(Une analyse de Kareem Salem, étudiant en Relations Internationales)
Après trois décennies au pouvoir et ayant tenu le pays d’une main de fer, l’ancien président du Soudan Omar el-Béchir (allié de l’axe Doha-Ankara), fut destitué de ses fonctions présidentielles le 11 avril dernier et assigné à résidence. Durant les mouvements de contestation contre le pouvoir d’Omar el-Béchir, le Qatar et la Turquie, les principaux alliés du Soudan, avaient apporté leur soutien à ce dernier.
Depuis la destitution de l’ancien dictateur par l’armée, le pouvoir militaire gère les affaires du pays. Il convient donc de sonder si Doha et Ankara seraient les grands perdants géopolitiques du changement de régime au Soudan.

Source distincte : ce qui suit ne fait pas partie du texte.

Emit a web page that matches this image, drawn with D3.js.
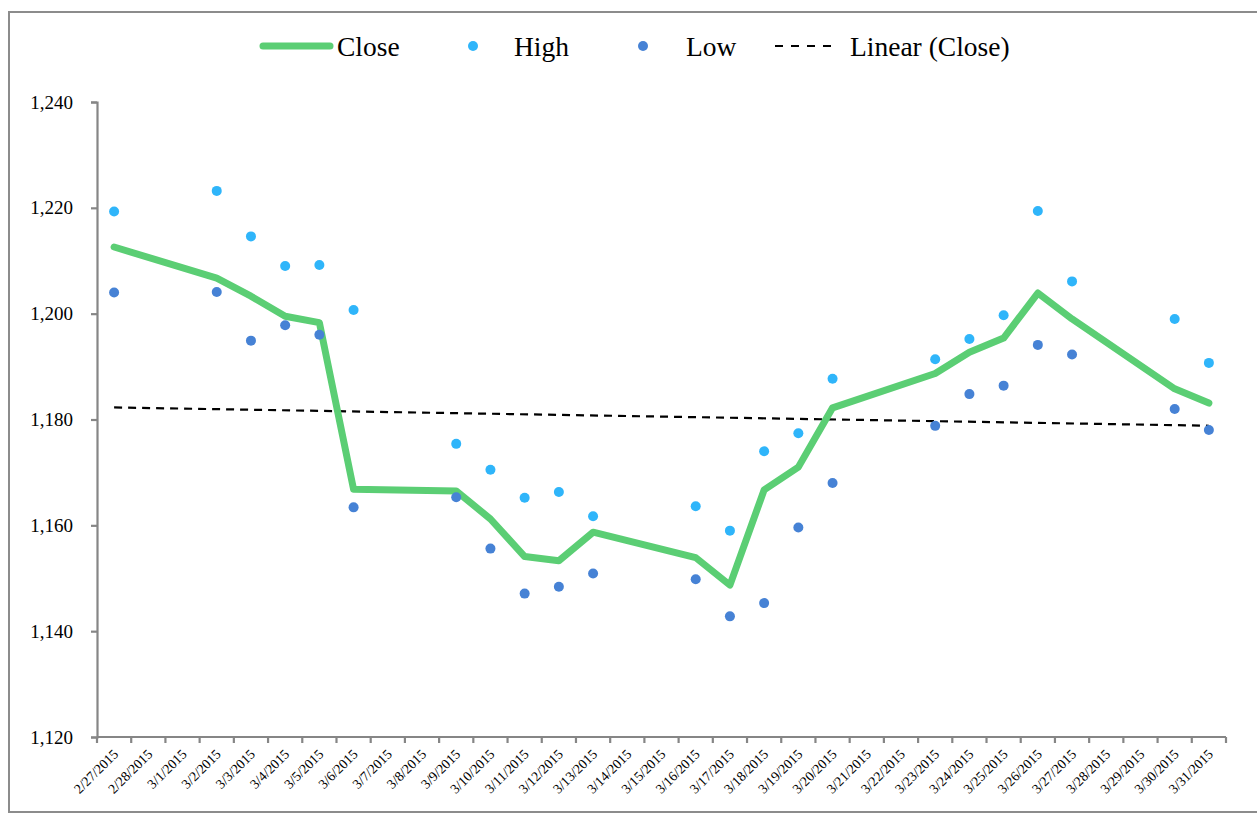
<!DOCTYPE html>
<html>
<head>
<meta charset="utf-8">
<script src="https://cdn.jsdelivr.net/npm/d3@7"></script>
<style>
  body { margin: 0; background: #fff; }
  svg { display: block; font-family: "Liberation Serif", "DejaVu Serif", serif; }
</style>
</head>
<body>
<div class="chart"></div>
<script>
var svgWidth = 1257;
var svgHeight = 815;

// every calendar day on the axis
var days = [];
var start = new Date(2015, 1, 27);
for (var k = 0; k < 33; k++) {
    var dt = new Date(start.getFullYear(), start.getMonth(), start.getDate() + k);
    days.push((dt.getMonth() + 1) + "/" + dt.getDate() + "/" + dt.getFullYear());
}

// trading days only
var dates = ["2/27/2015", "3/2/2015", "3/3/2015", "3/4/2015", "3/5/2015", "3/6/2015",
    "3/9/2015", "3/10/2015", "3/11/2015", "3/12/2015", "3/13/2015",
    "3/16/2015", "3/17/2015", "3/18/2015", "3/19/2015", "3/20/2015",
    "3/23/2015", "3/24/2015", "3/25/2015", "3/26/2015", "3/27/2015",
    "3/30/2015", "3/31/2015"];
var close = [1212.6, 1206.7, 1203.3, 1199.5, 1198.3, 1166.8,
    1166.5, 1161.2, 1154.1, 1153.3, 1158.7,
    1153.9, 1148.7, 1166.7, 1171.0, 1182.2,
    1188.7, 1192.7, 1195.4, 1203.9, 1199.0,
    1185.8, 1183.1];
var high = [1219.3, 1223.2, 1214.6, 1209.0, 1209.2, 1200.7,
    1175.4, 1170.5, 1165.2, 1166.3, 1161.7,
    1163.6, 1159.0, 1174.0, 1177.4, 1187.7,
    1191.4, 1195.2, 1199.7, 1219.4, 1206.1,
    1199.0, 1190.7];
var low = [1204.0, 1204.1, 1194.9, 1197.8, 1196.0, 1163.4,
    1165.3, 1155.6, 1147.1, 1148.4, 1150.9,
    1149.8, 1142.8, 1145.3, 1159.6, 1168.0,
    1178.8, 1184.8, 1186.4, 1194.1, 1192.3,
    1182.0, 1178.0];
var yTicks = [1120, 1140, 1160, 1180, 1200, 1220, 1240];

var margin = { top: 102, right: 31, bottom: 78, left: 97 };
var width = svgWidth - margin.left - margin.right;
var height = svgHeight - margin.top - margin.bottom;

var svg = d3.select(".chart")
    .append("svg")
    .attr("width", svgWidth)
    .attr("height", svgHeight);

// outer frame
svg.append("rect")
    .attr("x", 9)
    .attr("y", 12)
    .attr("width", svgWidth)
    .attr("height", 800)
    .attr("fill", "none")
    .attr("stroke", "#8c8c8c")
    .attr("stroke-width", 2);

var chartGroup = svg.append("g")
    .attr("transform", `translate(${margin.left}, ${margin.top})`);

var xBand = d3.scaleBand().domain(days).range([0, width]);
var xPos = d => xBand(d) + xBand.bandwidth() / 2;
var yLinearScale = d3.scaleLinear().domain([1120, 1240]).range([height, 0]);

// y axis
var leftAxis = d3.axisLeft(yLinearScale)
    .tickValues(yTicks)
    .tickSize(6)
    .tickPadding(18)
    .tickFormat(d3.format(","));
var yAxis = chartGroup.append("g").call(leftAxis);
yAxis.select(".domain").attr("stroke", "#868686").attr("stroke-width", 2.2);
yAxis.selectAll(".tick line").attr("stroke", "#868686").attr("stroke-width", 2.2);
yAxis.selectAll("text")
    .attr("font-size", 19)
    .attr("font-family", "Liberation Serif")
    .attr("fill", "#000");

// x axis: ticks at band edges, labels at centres
var xAxis = chartGroup.append("g").attr("transform", `translate(0,${height})`);
xAxis.append("line")
    .attr("x1", 0).attr("x2", width)
    .attr("stroke", "#868686").attr("stroke-width", 2.2);
xAxis.selectAll(".xt")
    .data(days.concat(["end"]))
    .enter()
    .append("line")
    .attr("x1", (d, i) => i * xBand.bandwidth())
    .attr("x2", (d, i) => i * xBand.bandwidth())
    .attr("y1", 0).attr("y2", 6)
    .attr("stroke", "#868686").attr("stroke-width", 2.2);
xAxis.selectAll(".xl")
    .data(days)
    .enter()
    .append("text")
    .attr("transform", d => `translate(${xPos(d) + 5},${18}) rotate(-45)`)
    .attr("text-anchor", "end")
    .attr("font-size", 13.8)
    .attr("fill", "#000")
    .text(d => d);

// trendline (least squares on calendar day)
var xs = dates.map(d => days.indexOf(d));
var n = xs.length;
var mx = d3.mean(xs), my = d3.mean(close);
var slope = d3.sum(xs, (x, i) => (x - mx) * (close[i] - my)) / d3.sum(xs, x => (x - mx) * (x - mx));
var icpt = my - slope * mx;
var first = days.indexOf(dates[0]), last = days.indexOf(dates[n - 1]);
chartGroup.append("line")
    .attr("x1", xPos(days[first]))
    .attr("x2", xPos(days[last]))
    .attr("y1", yLinearScale(icpt + slope * first))
    .attr("y2", yLinearScale(icpt + slope * last))
    .attr("stroke", "#000")
    .attr("stroke-width", 2.2)
    .attr("stroke-dasharray", "8,6");

// close line
var line = d3.line()
    .x((d, i) => xPos(dates[i]))
    .y(d => yLinearScale(d));
chartGroup.append("path")
    .datum(close)
    .attr("d", line)
    .attr("fill", "none")
    .attr("stroke", "#5bce74")
    .attr("stroke-width", 7)
    .attr("stroke-linejoin", "round")
    .attr("stroke-linecap", "round");

// high / low points
chartGroup.selectAll(".hi")
    .data(high)
    .enter()
    .append("circle")
    .attr("cx", (d, i) => xPos(dates[i]))
    .attr("cy", d => yLinearScale(d))
    .attr("r", 5)
    .attr("fill", "#2fb5fa");
chartGroup.selectAll(".lo")
    .data(low)
    .enter()
    .append("circle")
    .attr("cx", (d, i) => xPos(dates[i]))
    .attr("cy", d => yLinearScale(d))
    .attr("r", 5)
    .attr("fill", "#4682d5");

// legend
var legend = svg.append("g").attr("font-size", 27.5).attr("fill", "#000");
legend.append("line")
    .attr("x1", 263).attr("x2", 330).attr("y1", 46).attr("y2", 46)
    .attr("stroke", "#5bce74").attr("stroke-width", 7).attr("stroke-linecap", "round");
legend.append("text").attr("x", 337).attr("y", 56).text("Close");
legend.append("circle").attr("cx", 473).attr("cy", 46).attr("r", 5).attr("fill", "#2fb5fa");
legend.append("text").attr("x", 514).attr("y", 56).text("High");
legend.append("circle").attr("cx", 643).attr("cy", 46).attr("r", 5).attr("fill", "#4682d5");
legend.append("text").attr("x", 686).attr("y", 56).text("Low");
legend.append("line")
    .attr("x1", 775).attr("x2", 831).attr("y1", 46).attr("y2", 46)
    .attr("stroke", "#000").attr("stroke-width", 2.2).attr("stroke-dasharray", "8,8");
legend.append("text").attr("x", 850).attr("y", 56).text("Linear (Close)");
</script>
</body>
</html>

Renforcement de l’axe Riyad-Abou Dhabi au Soudan
Alors que des milliers de Soudanais manifestent depuis plus d’un mois maintenant pour réclamer un gouvernement civil, d’importants alliés arabes du Soudan ont décidé de soutenir les militaires au pouvoir. En effet le chef du Conseil militaire Abdel Fattah Al-Burhan et son adjoint Mohamed Hamdan Dagalo sont très fortement soutenus par l’axe Riyad-Abou Dhabi. Les autorités saoudiennes et émiratis avaient promis, suite à la chute du régime d’Omar el-Béchir un soutien financier de 3 milliards de dollars aux dirigeants intérimaires soudanais. Le Conseil militaire avait récemment affirmé leur soutien à l’axe Riyad-Abou Dhabi contre toutes les menaces et attaques de l’Iran.
Pour l’axe Riyad-Abou Dhabi, la destitution du régime d’Omar el-Béchir et la mise en place d’un pouvoir militaire ne peut que permettre à cette alliance de réduire l’influence Turque et Qatari au Soudan. En effet l’axe Doha-Ankara possède des facilités militaires notamment à Port Soudan et sur l’île de Suakin. Le président Turc Erdogan s’est parvenu à négocier avec l’ancien dictateur soudanais à céder l’île de Suakin pour 99 ans à la Turquie, faisant craindre à Riyad et à Abou Dhabi un renforcement de la présence militaire Turque dans la région.
Cet accord prévoit la possibilité d’Ankara de transformer l’île en complexe touristique à l’intention des pèlerins en route pour La Mecque. De plus, sous le régime d’Omar el-Béchir, le Qatar était parvenu à inclure Khartoum dans sa sphère d’influence à travers leurs divers plans d’aide de développement pour le régime. En échange d’investissements sur leur territoire, le Soudan concluait des traités migratoires avec l’émirat, permettant à Doha d’acquérir de la main d’ouvre soudanais.
Dans un contexte dans lequel le Qatar est toujours sous la prise d’un blocus mise établi par l’axe Riyad-Abou Dhabi, le rapprochement de ces derniers avec le Conseil militaire soudanais, risquent de réduire l’influence du Qatar et d’aggraver son isolement régional. De plus, la demande de fermeture du bureau d’Al Jazeera à Khartoum par le Conseil militaire est un coup dur pour Doha, qui est le porte-voix du Qatar au Soudan. Enfin pour Ankara, la destitution d’Omar el-Béchir est un véritable coup dur pour Erdogan qui a perdu un allié diplomatique et économique en Afrique.
Vers le soutien des partis politiques islamiques par l’axe Doha-Ankara ?
Avec le renforcement de l’axe Riyad-Abu Dhabi au sein du pouvoir militaire soudanais, il est probable que l’axe Doha-Ankara se tourne vers le soutien des partis politiques islamiques au sein de l’Alliance pour la liberté et le changement (ALC), comme le parti al-Umma de l’ancien Premier ministre Sadek el-Mahdi, proche des frères musulmans. En effet ce dernier avait noué des liens étroits avec le Qatar, ayant souvent été invité sur les émissions médiatiques d’Al Jazeera.
Les récentes heurtent violentes entre les civiles et les forces de l’ordre qui ont entraîné le lundi 3 juin 2019 à un bilan de 108 morts civils soulignent que les pouvoirs militaires soutenus par l’axe Riyad-Abou Dhabi sont incapables de maintenir la paix et la stabilité. Par conséquent, il est important que les puissances occidentales réitèrent leur soutien aux opposants laïques du mouvement de contestation afin de faire barrage aux partis politiques islamistes de gagner le pouvoir.